**Charts and diagrams as code:**
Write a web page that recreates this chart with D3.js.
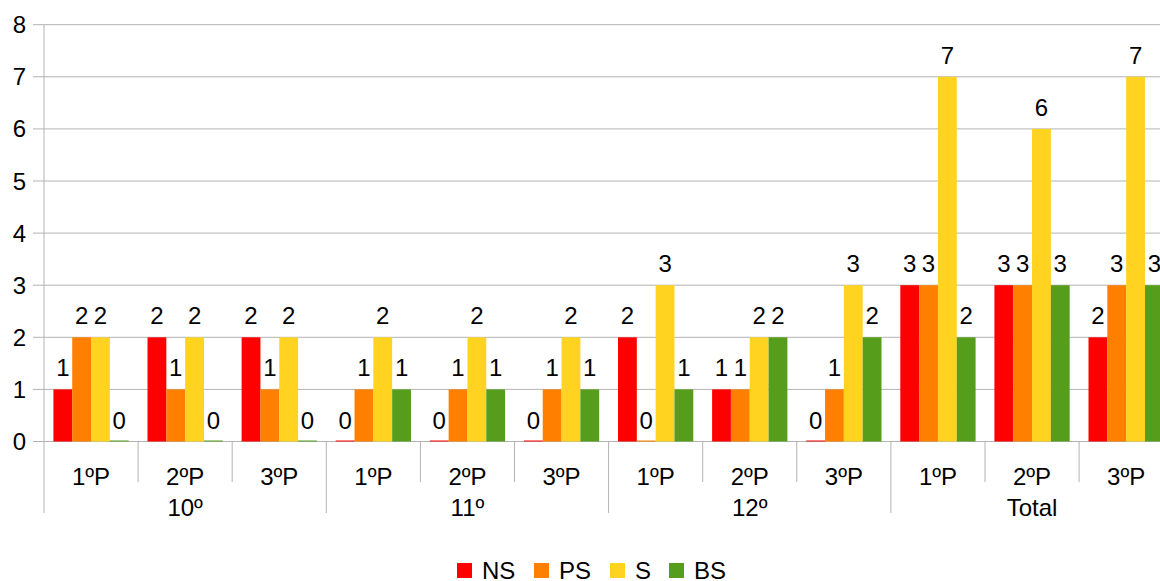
<!DOCTYPE html>
<html>
<head>
<meta charset="utf-8">
<script src="https://cdn.jsdelivr.net/npm/d3@7"></script>
<style>
  body { margin: 0; background: #fff; }
  text { font-family: "Liberation Sans", Arial, sans-serif; fill: #000; }
</style>
</head>
<body>
<div id="chart"></div>
<script>
// data
const groups = ["10º", "11º", "12º", "Total"];
const periods = ["1ºP", "2ºP", "3ºP"];
const seriesNames = ["NS", "PS", "S", "BS"];
const colors = ["#ff0000", "#ff8000", "#ffd320", "#579d1c"];
const yTicks = [0, 1, 2, 3, 4, 5, 6, 7, 8];

const NS = [1, 2, 2, 0, 0, 0, 2, 1, 0, 3, 3, 2];
const PS = [2, 1, 1, 1, 1, 1, 0, 1, 1, 3, 3, 3];
const S  = [2, 2, 2, 2, 2, 2, 3, 2, 3, 7, 6, 7];
const BS = [0, 0, 0, 1, 1, 1, 1, 2, 2, 2, 3, 3];

const series = [NS, PS, S, BS];

// one entry per category (group x period)
const cats = [];
groups.forEach(g => periods.forEach(p => cats.push({ group: g, period: p, key: g + "|" + p })));

const W = 1160, H = 581;
const plotLeft = 44, step = 94.1;
const plotTop = 24.7, plotBottom = 441.5;

const svg = d3.select("#chart").append("svg")
    .attr("width", W)
    .attr("height", H);

// scales
const x = d3.scaleBand()
    .domain(cats.map(d => d.key))
    .range([plotLeft, plotLeft + step * cats.length])
    .paddingInner(0.2)
    .paddingOuter(0.1);

const xSeries = d3.scaleBand()
    .domain(seriesNames)
    .range([0, x.bandwidth()]);

const y = d3.scaleLinear()
    .domain([0, 8])
    .range([plotBottom, plotTop]);

// gridlines + y tick labels
svg.append("g").selectAll("line")
    .data(yTicks)
    .join("line")
    .attr("x1", plotLeft - 11)
    .attr("x2", W)
    .attr("y1", d => y(d))
    .attr("y2", d => y(d))
    .attr("stroke", "#b3b3b3")
    .attr("stroke-width", 1);

svg.append("g").selectAll("text")
    .data(yTicks)
    .join("text")
    .attr("x", 26)
    .attr("y", d => y(d) + 8.5)
    .attr("text-anchor", "end")
    .style("font-size", "24px")
    .text(d => d);

// y axis line
svg.append("line")
    .attr("x1", plotLeft).attr("x2", plotLeft)
    .attr("y1", plotTop).attr("y2", plotBottom)
    .attr("stroke", "#b3b3b3");

// bars
series.forEach((vals, si) => {
    svg.append("g").selectAll("rect")
        .data(cats.map((c, i) => ({ key: c.key, v: vals[i] })))
        .join("rect")
        .attr("x", d => x(d.key) + xSeries(seriesNames[si]))
        .attr("width", xSeries.bandwidth())
        .attr("y", d => y(d.v) - (d.v === 0 ? 1 : 0))
        .attr("height", d => Math.max(1, y(0) - y(d.v)))
        .attr("fill", colors[si]);

    svg.append("g").selectAll("text")
        .data(cats.map((c, i) => ({ key: c.key, v: vals[i] })))
        .join("text")
        .attr("x", d => x(d.key) + xSeries(seriesNames[si]) + xSeries.bandwidth() / 2)
        .attr("y", d => y(d.v) - 13)
        .attr("text-anchor", "middle")
        .style("font-size", "24px")
        .text(d => d.v);
});

// category ticks (short between periods, long between groups)
const boundaries = d3.range(cats.length + 1);
svg.append("g").selectAll("line")
    .data(boundaries)
    .join("line")
    .attr("x1", i => plotLeft + i * step)
    .attr("x2", i => plotLeft + i * step)
    .attr("y1", plotBottom)
    .attr("y2", i => i % 3 === 0 ? 513 : 482)
    .attr("stroke", "#b3b3b3");

// period labels
svg.append("g").selectAll("text")
    .data(cats)
    .join("text")
    .attr("x", d => x(d.key) + x.bandwidth() / 2)
    .attr("y", 485)
    .attr("text-anchor", "middle")
    .style("font-size", "24px")
    .text(d => d.period);

// group labels
svg.append("g").selectAll("text")
    .data(groups)
    .join("text")
    .attr("x", (g, i) => plotLeft + (i * 3 + 1.5) * step)
    .attr("y", 516)
    .attr("text-anchor", "middle")
    .style("font-size", "24px")
    .text(d => d);

// legend
const legendX = [457, 534, 610, 669];
const legend = svg.append("g").selectAll("g")
    .data(seriesNames)
    .join("g")
    .attr("transform", (d, i) => `translate(${legendX[i]},563)`);
legend.append("rect")
    .attr("width", 15).attr("height", 15)
    .attr("fill", (d, i) => colors[i]);
legend.append("text")
    .attr("x", 25)
    .attr("y", 16)
    .style("font-size", "24px")
    .text(d => d);
</script>
</body>
</html>
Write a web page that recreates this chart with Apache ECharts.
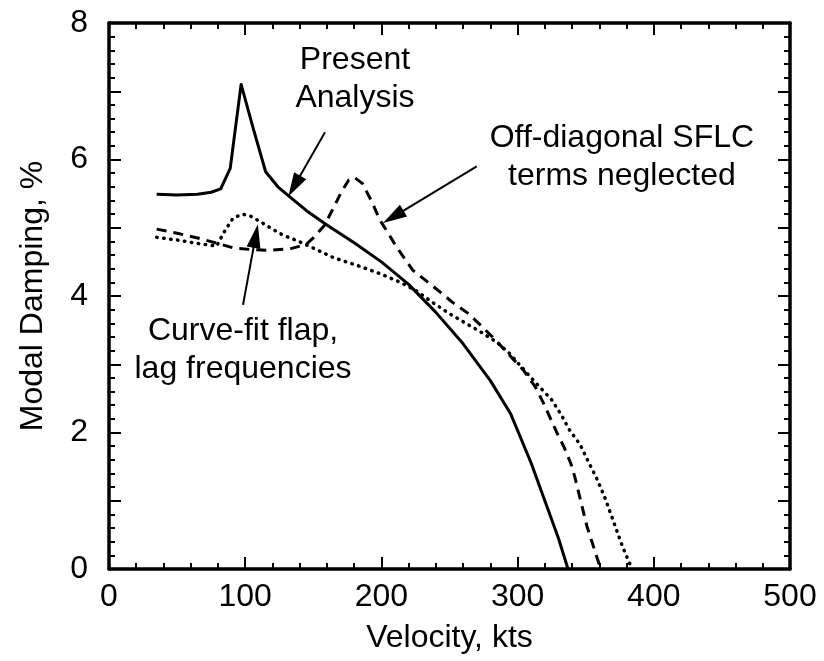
<!DOCTYPE html>
<html>
<head>
<meta charset="utf-8">
<script src="https://cdn.jsdelivr.net/npm/echarts@6/dist/echarts.min.js"></script>
<style>
  html, body { margin: 0; padding: 0; background: #fff; }
  #main { width: 824px; height: 661px; }
</style>
</head>
<body>
<div id="main"></div>
<script>
// present analysis (solid)
var presentKts = [35, 50, 65, 75, 82, 89, 97, 106, 115, 124, 133, 145, 160, 180, 200, 220, 240, 260, 280, 295, 310, 320, 330, 337];
var presentDamp = [5.49, 5.48, 5.49, 5.52, 5.57, 5.87, 7.1, 6.45, 5.82, 5.6, 5.45, 5.25, 5.04, 4.78, 4.5, 4.17, 3.76, 3.3, 2.76, 2.27, 1.55, 1.0, 0.45, 0];

// off-diagonal SFLC terms neglected (dashed)
var offdiagKts = [35, 50, 65, 80, 92, 105, 116, 133, 145, 150, 158, 164, 170, 176, 180, 186, 193, 199, 205, 211, 223, 243, 252, 264, 274, 285, 296, 304, 313, 319, 324, 329, 334, 339, 342, 351, 361];
var offdiagDamp = [4.98, 4.92, 4.85, 4.77, 4.7, 4.68, 4.67, 4.69, 4.76, 4.85, 5.03, 5.26, 5.5, 5.7, 5.74, 5.65, 5.38, 5.11, 4.92, 4.72, 4.38, 4.06, 3.91, 3.74, 3.55, 3.33, 3.09, 2.92, 2.67, 2.43, 2.21, 1.99, 1.79, 1.55, 1.35, 0.62, 0];

// curve-fit flap, lag frequencies (dotted)
var curvefitKts = [35, 50, 65, 79, 84, 91, 98, 104, 111, 120, 128, 137, 147, 165, 182, 200, 214, 226, 238, 250, 262, 274, 285, 294, 310, 325, 332, 338, 346, 352, 358, 364, 370, 377, 384];
var curvefitDamp = [4.86, 4.82, 4.77, 4.73, 4.92, 5.14, 5.2, 5.17, 5.09, 4.98, 4.89, 4.82, 4.73, 4.56, 4.45, 4.32, 4.2, 4.07, 3.9, 3.74, 3.6, 3.46, 3.32, 3.16, 2.8, 2.48, 2.26, 2.04, 1.82, 1.57, 1.33, 1.05, 0.72, 0.33, 0];

// annotation texts and arrows, in data units
var noteText = ['Present\nAnalysis', 'Off-diagonal SFLC\nterms neglected', 'Curve-fit flap,\nlag frequencies'];
var noteAt = [[180.6, 7.18], [376.6, 6.04], [98.4, 3.21]];
var arrowFrom = [[158.6, 6.4], [270, 5.9], [98.4, 3.87]];
var arrowTo = [[136.0, 5.61], [208.7, 5.16], [107.7, 4.88]];

var FONT = '"Liberation Sans", Arial, sans-serif';

function pairs(xs, ys) {
    var out = [];
    for (var i = 0; i < xs.length; i++) out.push([xs[i], ys[i]]);
    return out;
}

// same frame style on all four sides, ticks pointing in
function tickStyle() {
    return {
        axisLine: { show: true, onZero: false, lineStyle: { color: '#000', width: 3.5 } },
        axisTick: { show: true, inside: true, length: 12, lineStyle: { color: '#000', width: 2 } },
        minorTick: { show: true, splitNumber: 5, length: 6, lineStyle: { color: '#000', width: 2 } },
        splitLine: { show: false },
        minorSplitLine: { show: false }
    };
}

function makeX(pos, withLabels) {
    var a = tickStyle();
    a.type = 'value'; a.min = 0; a.max = 500; a.interval = 100; a.position = pos;
    a.axisLabel = withLabels
        ? { show: true, fontSize: 32, color: '#000', margin: 12, fontFamily: FONT }
        : { show: false };
    if (withLabels) {
        a.name = 'Velocity, kts'; a.nameLocation = 'middle'; a.nameGap = 53;
        a.nameTextStyle = { fontSize: 32, color: '#000', fontFamily: FONT };
    }
    return a;
}

function makeY(pos, withLabels) {
    var a = tickStyle();
    a.type = 'value'; a.min = 0; a.max = 8; a.interval = 1; a.position = pos;
    a.axisLabel = withLabels
        ? {
            show: true, fontSize: 32, color: '#000', margin: 21, fontFamily: FONT,
            formatter: function (v) { return v % 2 === 0 ? String(v) : ''; }
        }
        : { show: false };
    if (withLabels) {
        a.name = 'Modal Damping, %'; a.nameLocation = 'middle'; a.nameGap = 60;
        a.nameTextStyle = { fontSize: 32, color: '#000', fontFamily: FONT };
    }
    return a;
}

var arrowLines = [];
for (var i = 0; i < arrowFrom.length; i++) {
    arrowLines.push([{ coord: arrowFrom[i] }, { coord: arrowTo[i] }]);
}
var notes = [];
for (var j = 0; j < noteText.length; j++) {
    notes.push([noteAt[j][0], noteAt[j][1], noteText[j]]);
}

var myChart = echarts.init(document.getElementById('main'));
var option = {
    animation: false,
    backgroundColor: '#fff',
    textStyle: { fontFamily: FONT },
    grid: { left: 109, right: 34, top: 23, bottom: 92, containLabel: false, outerBoundsMode: 'none' },
    xAxis: [makeX('bottom', true), makeX('top', false)],
    yAxis: [makeY('left', true), makeY('right', false)],
    series: [
        {
            name: 'Present Analysis', type: 'line', data: pairs(presentKts, presentDamp),
            showSymbol: false, lineStyle: { color: '#000', width: 3, join: 'round' }
        },
        {
            name: 'Off-diagonal SFLC terms neglected', type: 'line', data: pairs(offdiagKts, offdiagDamp),
            showSymbol: false, lineStyle: { color: '#000', width: 3, type: [10, 7] }
        },
        {
            name: 'Curve-fit flap, lag frequencies', type: 'line', data: pairs(curvefitKts, curvefitDamp),
            showSymbol: false, lineStyle: { color: '#000', width: 3.5, type: [0.5, 6.5], cap: 'round' }
        },
        {
            name: 'notes', type: 'scatter', data: notes, symbolSize: 0, silent: true,
            itemStyle: { color: '#000', opacity: 1 },
            label: {
                show: true, position: 'inside', color: '#000', fontSize: 32, lineHeight: 38,
                fontFamily: FONT, align: 'center', textBorderWidth: 0, opacity: 1,
                formatter: function (p) { return p.data[2]; }
            },
            markLine: {
                silent: true, symbol: ['none', 'triangle'], symbolSize: [14, 24],
                label: { show: false },
                lineStyle: { color: '#000', width: 2, type: 'solid', opacity: 1 },
                data: arrowLines
            }
        }
    ]
};
myChart.setOption(option);
</script>
</body>
</html>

**TASK INSTRUCTIONS:**
Exactly how many lines in the data above contain the word "Write"? Respond with the number and nothing more.

**THE REPLY:**
2